*What the task asks*.
Skip every picture, and extract verbatim the lines from the line containing "Rebuild this chart" to the line containing "import plotly.graph_objects as go", both lines included.

*Records for this task*.
** BEGIN **

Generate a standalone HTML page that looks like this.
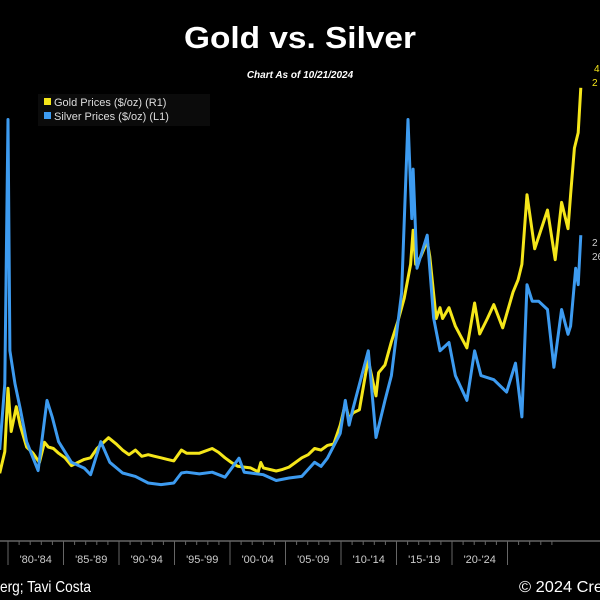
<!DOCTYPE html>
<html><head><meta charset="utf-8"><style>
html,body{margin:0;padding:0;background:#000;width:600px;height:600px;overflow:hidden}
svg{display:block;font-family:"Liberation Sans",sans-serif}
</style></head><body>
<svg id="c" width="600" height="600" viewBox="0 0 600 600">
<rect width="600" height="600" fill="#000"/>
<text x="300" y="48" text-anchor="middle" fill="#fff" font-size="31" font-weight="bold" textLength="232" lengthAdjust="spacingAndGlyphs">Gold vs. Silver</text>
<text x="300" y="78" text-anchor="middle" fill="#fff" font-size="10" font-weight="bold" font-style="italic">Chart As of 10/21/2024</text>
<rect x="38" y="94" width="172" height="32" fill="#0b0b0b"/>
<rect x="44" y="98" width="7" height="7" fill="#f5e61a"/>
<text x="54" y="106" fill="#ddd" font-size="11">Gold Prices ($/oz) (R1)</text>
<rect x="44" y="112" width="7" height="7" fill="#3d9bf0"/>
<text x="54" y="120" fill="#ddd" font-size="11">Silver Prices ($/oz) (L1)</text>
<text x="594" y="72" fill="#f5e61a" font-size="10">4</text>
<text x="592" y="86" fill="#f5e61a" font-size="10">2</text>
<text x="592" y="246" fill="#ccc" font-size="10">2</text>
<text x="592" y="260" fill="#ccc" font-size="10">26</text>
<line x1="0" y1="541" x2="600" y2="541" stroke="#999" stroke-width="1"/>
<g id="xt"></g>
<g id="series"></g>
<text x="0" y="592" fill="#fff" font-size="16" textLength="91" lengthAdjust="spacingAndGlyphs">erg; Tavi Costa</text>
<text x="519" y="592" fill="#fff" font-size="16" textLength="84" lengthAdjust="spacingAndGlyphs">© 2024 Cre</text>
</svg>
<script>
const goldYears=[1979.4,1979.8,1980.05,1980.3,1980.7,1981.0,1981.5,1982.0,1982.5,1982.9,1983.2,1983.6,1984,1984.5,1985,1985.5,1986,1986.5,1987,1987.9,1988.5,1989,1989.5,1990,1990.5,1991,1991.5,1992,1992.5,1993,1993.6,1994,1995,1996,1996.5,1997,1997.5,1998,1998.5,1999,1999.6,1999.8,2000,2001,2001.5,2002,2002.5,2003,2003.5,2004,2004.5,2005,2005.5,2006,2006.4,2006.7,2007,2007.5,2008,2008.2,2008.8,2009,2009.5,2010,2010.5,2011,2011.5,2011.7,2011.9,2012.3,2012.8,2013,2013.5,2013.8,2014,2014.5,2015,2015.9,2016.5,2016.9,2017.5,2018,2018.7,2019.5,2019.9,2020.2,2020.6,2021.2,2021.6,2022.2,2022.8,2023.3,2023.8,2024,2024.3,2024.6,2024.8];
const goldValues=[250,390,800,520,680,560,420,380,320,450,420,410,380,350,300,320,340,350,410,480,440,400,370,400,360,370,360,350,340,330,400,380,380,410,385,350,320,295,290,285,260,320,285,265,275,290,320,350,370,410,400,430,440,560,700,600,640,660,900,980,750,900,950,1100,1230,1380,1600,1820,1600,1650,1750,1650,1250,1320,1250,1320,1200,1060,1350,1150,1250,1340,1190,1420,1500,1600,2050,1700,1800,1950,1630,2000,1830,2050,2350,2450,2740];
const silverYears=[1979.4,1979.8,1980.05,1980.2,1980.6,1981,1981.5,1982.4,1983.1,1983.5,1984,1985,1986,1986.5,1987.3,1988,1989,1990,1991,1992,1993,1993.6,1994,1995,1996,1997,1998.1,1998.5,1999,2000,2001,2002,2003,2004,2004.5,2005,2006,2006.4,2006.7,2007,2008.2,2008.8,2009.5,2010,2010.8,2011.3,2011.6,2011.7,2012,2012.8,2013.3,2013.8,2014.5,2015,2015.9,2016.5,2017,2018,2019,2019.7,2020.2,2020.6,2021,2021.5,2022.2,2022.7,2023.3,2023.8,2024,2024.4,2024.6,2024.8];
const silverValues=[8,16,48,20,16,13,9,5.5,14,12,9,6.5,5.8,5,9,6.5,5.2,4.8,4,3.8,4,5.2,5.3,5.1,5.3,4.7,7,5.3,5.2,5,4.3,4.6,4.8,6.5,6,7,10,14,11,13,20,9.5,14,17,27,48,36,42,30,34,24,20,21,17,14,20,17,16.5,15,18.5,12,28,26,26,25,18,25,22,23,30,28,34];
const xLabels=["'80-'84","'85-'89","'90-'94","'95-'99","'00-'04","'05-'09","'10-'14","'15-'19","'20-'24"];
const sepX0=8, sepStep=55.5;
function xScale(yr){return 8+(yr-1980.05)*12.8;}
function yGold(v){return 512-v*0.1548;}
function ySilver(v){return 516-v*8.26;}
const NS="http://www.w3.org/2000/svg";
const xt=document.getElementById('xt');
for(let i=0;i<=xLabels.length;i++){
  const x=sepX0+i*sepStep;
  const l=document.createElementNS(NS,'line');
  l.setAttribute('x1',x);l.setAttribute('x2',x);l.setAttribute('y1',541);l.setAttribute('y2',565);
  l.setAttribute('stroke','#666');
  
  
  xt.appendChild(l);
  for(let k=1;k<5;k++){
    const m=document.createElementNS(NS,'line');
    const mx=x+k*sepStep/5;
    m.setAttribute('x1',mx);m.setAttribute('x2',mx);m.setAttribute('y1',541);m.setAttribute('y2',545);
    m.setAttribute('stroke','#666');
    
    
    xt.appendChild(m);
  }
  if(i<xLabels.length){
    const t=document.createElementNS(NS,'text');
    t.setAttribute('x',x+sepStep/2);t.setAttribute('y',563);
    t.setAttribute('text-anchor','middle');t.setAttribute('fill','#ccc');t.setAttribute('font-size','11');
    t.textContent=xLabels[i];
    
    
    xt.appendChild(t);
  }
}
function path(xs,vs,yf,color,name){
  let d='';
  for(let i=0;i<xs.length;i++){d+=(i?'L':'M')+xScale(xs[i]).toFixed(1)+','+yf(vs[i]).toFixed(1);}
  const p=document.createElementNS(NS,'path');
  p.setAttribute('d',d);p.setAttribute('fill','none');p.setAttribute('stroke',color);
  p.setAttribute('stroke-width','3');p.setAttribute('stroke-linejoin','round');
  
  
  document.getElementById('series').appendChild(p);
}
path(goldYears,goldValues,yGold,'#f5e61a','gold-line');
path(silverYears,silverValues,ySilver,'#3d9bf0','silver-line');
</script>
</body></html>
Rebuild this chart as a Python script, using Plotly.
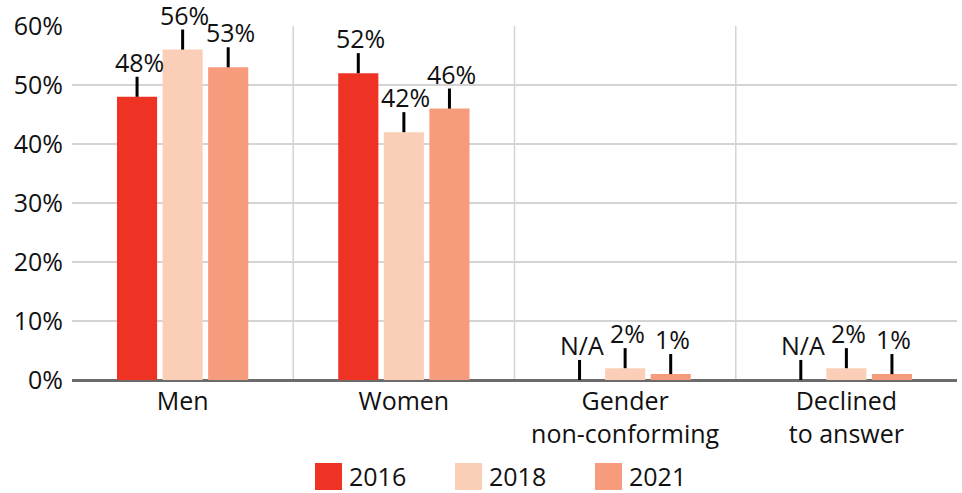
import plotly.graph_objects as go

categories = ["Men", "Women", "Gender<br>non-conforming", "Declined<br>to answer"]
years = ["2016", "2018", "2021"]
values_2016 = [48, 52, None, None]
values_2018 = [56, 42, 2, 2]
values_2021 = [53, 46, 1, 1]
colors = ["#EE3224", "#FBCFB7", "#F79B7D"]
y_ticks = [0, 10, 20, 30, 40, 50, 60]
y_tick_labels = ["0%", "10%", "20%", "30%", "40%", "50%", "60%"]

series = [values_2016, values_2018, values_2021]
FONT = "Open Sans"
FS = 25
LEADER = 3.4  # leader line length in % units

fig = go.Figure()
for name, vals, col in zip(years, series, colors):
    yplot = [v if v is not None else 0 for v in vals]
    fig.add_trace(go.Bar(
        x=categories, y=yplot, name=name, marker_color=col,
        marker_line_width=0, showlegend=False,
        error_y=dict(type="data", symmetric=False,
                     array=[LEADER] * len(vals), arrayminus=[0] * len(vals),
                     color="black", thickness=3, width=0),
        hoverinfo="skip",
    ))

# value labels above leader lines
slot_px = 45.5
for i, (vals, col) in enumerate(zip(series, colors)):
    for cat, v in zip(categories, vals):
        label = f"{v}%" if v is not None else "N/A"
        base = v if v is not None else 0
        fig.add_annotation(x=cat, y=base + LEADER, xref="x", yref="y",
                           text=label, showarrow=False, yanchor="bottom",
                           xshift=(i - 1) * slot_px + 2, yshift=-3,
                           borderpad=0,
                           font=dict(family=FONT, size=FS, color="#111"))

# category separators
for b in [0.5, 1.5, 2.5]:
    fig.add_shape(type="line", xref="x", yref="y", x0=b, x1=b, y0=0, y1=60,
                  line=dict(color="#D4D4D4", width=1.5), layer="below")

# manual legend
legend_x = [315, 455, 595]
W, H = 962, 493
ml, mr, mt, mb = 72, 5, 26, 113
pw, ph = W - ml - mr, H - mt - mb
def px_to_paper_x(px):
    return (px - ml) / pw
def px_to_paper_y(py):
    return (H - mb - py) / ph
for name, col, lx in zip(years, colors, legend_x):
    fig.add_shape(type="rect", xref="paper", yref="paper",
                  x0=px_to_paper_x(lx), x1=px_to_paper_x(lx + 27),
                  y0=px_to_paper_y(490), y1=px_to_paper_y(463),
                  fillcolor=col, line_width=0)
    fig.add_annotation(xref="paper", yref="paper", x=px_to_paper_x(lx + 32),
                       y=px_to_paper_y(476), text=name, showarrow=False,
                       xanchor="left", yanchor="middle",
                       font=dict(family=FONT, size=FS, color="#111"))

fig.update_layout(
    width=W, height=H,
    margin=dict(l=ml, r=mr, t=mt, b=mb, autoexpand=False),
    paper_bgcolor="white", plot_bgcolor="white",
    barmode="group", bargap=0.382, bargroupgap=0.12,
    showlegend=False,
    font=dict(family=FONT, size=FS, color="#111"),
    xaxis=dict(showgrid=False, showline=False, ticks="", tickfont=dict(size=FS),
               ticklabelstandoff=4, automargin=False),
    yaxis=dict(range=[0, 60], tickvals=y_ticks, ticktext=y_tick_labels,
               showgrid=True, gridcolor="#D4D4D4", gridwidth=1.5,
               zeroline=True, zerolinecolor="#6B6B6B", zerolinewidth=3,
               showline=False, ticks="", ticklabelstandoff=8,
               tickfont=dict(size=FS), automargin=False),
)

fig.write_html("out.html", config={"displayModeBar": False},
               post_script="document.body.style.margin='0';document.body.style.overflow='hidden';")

** END **

*Written response*.
Rebuild this chart as a Python script, using Plotly.
import plotly.graph_objects as go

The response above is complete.